— Start of DATA SECTION —
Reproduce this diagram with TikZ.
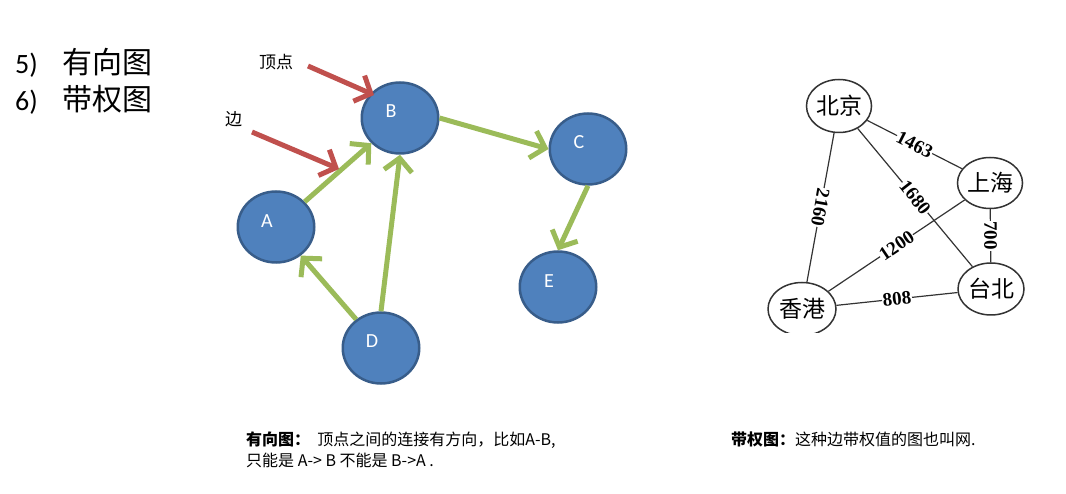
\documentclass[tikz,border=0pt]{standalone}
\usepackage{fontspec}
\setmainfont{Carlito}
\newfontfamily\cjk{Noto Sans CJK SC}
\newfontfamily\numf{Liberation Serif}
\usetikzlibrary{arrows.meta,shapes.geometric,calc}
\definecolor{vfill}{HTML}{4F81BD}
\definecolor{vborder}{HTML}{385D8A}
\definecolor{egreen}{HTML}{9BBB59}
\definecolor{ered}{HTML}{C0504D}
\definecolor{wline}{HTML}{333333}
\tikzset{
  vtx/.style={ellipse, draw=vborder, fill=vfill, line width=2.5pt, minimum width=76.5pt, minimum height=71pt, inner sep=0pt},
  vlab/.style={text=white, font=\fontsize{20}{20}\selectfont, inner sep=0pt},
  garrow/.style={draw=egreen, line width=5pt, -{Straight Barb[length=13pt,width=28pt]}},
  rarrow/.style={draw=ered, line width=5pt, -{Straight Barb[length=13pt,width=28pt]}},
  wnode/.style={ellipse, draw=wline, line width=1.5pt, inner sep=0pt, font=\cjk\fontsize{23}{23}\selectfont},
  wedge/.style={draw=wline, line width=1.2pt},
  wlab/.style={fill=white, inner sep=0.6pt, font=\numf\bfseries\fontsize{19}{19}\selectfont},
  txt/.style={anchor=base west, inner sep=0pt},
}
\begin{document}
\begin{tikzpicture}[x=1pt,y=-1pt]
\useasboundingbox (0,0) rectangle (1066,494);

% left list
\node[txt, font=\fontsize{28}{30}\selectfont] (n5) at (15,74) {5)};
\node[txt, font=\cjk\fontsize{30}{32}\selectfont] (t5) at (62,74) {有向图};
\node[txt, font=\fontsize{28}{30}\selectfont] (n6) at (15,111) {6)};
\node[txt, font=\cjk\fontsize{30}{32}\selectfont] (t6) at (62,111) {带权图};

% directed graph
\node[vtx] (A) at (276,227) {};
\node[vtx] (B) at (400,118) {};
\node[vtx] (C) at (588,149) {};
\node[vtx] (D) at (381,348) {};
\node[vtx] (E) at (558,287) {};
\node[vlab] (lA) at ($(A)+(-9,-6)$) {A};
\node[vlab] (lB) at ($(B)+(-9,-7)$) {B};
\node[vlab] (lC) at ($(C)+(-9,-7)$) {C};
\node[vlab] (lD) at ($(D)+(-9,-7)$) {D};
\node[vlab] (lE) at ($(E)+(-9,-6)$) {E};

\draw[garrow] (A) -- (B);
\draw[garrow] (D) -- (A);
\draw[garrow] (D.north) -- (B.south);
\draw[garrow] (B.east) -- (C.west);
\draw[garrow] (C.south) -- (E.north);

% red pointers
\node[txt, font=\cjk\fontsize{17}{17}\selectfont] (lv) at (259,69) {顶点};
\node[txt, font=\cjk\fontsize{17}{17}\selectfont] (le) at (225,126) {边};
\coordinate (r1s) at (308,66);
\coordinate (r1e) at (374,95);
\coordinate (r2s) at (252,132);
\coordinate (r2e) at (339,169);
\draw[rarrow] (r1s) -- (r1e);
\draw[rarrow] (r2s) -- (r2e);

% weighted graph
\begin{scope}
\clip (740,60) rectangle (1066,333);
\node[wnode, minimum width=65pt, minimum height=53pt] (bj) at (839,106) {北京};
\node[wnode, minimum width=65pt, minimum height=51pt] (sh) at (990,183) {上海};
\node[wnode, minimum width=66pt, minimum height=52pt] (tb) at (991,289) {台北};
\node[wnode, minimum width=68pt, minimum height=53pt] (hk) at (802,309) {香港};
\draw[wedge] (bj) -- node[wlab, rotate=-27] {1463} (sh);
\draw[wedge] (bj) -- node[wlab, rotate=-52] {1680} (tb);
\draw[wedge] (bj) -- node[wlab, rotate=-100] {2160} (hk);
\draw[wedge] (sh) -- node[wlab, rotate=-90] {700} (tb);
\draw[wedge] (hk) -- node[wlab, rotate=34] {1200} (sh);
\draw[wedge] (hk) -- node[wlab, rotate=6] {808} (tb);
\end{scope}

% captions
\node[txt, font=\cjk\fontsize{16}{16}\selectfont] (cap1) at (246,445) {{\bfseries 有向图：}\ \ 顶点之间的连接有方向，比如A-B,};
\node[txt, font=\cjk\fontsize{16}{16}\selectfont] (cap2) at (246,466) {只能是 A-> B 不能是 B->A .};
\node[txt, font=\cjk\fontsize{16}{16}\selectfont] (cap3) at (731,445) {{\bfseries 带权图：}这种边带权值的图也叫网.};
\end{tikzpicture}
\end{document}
— End of DATA SECTION —
• [TASK INSTRUCTIONS] Omitting all images, print the listing exactly.

• [WRITTEN ANSWER]
Reproduce this diagram with TikZ.
\documentclass[tikz,border=0pt]{standalone}
\usepackage{fontspec}
\setmainfont{Carlito}
\newfontfamily\cjk{Noto Sans CJK SC}
\newfontfamily\numf{Liberation Serif}
\usetikzlibrary{arrows.meta,shapes.geometric,calc}
\definecolor{vfill}{HTML}{4F81BD}
\definecolor{vborder}{HTML}{385D8A}
\definecolor{egreen}{HTML}{9BBB59}
\definecolor{ered}{HTML}{C0504D}
\definecolor{wline}{HTML}{333333}
\tikzset{
  vtx/.style={ellipse, draw=vborder, fill=vfill, line width=2.5pt, minimum width=76.5pt, minimum height=71pt, inner sep=0pt},
  vlab/.style={text=white, font=\fontsize{20}{20}\selectfont, inner sep=0pt},
  garrow/.style={draw=egreen, line width=5pt, -{Straight Barb[length=13pt,width=28pt]}},
  rarrow/.style={draw=ered, line width=5pt, -{Straight Barb[length=13pt,width=28pt]}},
  wnode/.style={ellipse, draw=wline, line width=1.5pt, inner sep=0pt, font=\cjk\fontsize{23}{23}\selectfont},
  wedge/.style={draw=wline, line width=1.2pt},
  wlab/.style={fill=white, inner sep=0.6pt, font=\numf\bfseries\fontsize{19}{19}\selectfont},
  txt/.style={anchor=base west, inner sep=0pt},
}
\begin{document}
\begin{tikzpicture}[x=1pt,y=-1pt]
\useasboundingbox (0,0) rectangle (1066,494);

% left list
\node[txt, font=\fontsize{28}{30}\selectfont] (n5) at (15,74) {5)};
\node[txt, font=\cjk\fontsize{30}{32}\selectfont] (t5) at (62,74) {有向图};
\node[txt, font=\fontsize{28}{30}\selectfont] (n6) at (15,111) {6)};
\node[txt, font=\cjk\fontsize{30}{32}\selectfont] (t6) at (62,111) {带权图};

% directed graph
\node[vtx] (A) at (276,227) {};
\node[vtx] (B) at (400,118) {};
\node[vtx] (C) at (588,149) {};
\node[vtx] (D) at (381,348) {};
\node[vtx] (E) at (558,287) {};
\node[vlab] (lA) at ($(A)+(-9,-6)$) {A};
\node[vlab] (lB) at ($(B)+(-9,-7)$) {B};
\node[vlab] (lC) at ($(C)+(-9,-7)$) {C};
\node[vlab] (lD) at ($(D)+(-9,-7)$) {D};
\node[vlab] (lE) at ($(E)+(-9,-6)$) {E};

\draw[garrow] (A) -- (B);
\draw[garrow] (D) -- (A);
\draw[garrow] (D.north) -- (B.south);
\draw[garrow] (B.east) -- (C.west);
\draw[garrow] (C.south) -- (E.north);

% red pointers
\node[txt, font=\cjk\fontsize{17}{17}\selectfont] (lv) at (259,69) {顶点};
\node[txt, font=\cjk\fontsize{17}{17}\selectfont] (le) at (225,126) {边};
\coordinate (r1s) at (308,66);
\coordinate (r1e) at (374,95);
\coordinate (r2s) at (252,132);
\coordinate (r2e) at (339,169);
\draw[rarrow] (r1s) -- (r1e);
\draw[rarrow] (r2s) -- (r2e);

% weighted graph
\begin{scope}
\clip (740,60) rectangle (1066,333);
\node[wnode, minimum width=65pt, minimum height=53pt] (bj) at (839,106) {北京};
\node[wnode, minimum width=65pt, minimum height=51pt] (sh) at (990,183) {上海};
\node[wnode, minimum width=66pt, minimum height=52pt] (tb) at (991,289) {台北};
\node[wnode, minimum width=68pt, minimum height=53pt] (hk) at (802,309) {香港};
\draw[wedge] (bj) -- node[wlab, rotate=-27] {1463} (sh);
\draw[wedge] (bj) -- node[wlab, rotate=-52] {1680} (tb);
\draw[wedge] (bj) -- node[wlab, rotate=-100] {2160} (hk);
\draw[wedge] (sh) -- node[wlab, rotate=-90] {700} (tb);
\draw[wedge] (hk) -- node[wlab, rotate=34] {1200} (sh);
\draw[wedge] (hk) -- node[wlab, rotate=6] {808} (tb);
\end{scope}

% captions
\node[txt, font=\cjk\fontsize{16}{16}\selectfont] (cap1) at (246,445) {{\bfseries 有向图：}\ \ 顶点之间的连接有方向，比如A-B,};
\node[txt, font=\cjk\fontsize{16}{16}\selectfont] (cap2) at (246,466) {只能是 A-> B 不能是 B->A .};
\node[txt, font=\cjk\fontsize{16}{16}\selectfont] (cap3) at (731,445) {{\bfseries 带权图：}这种边带权值的图也叫网.};
\end{tikzpicture}
\end{document}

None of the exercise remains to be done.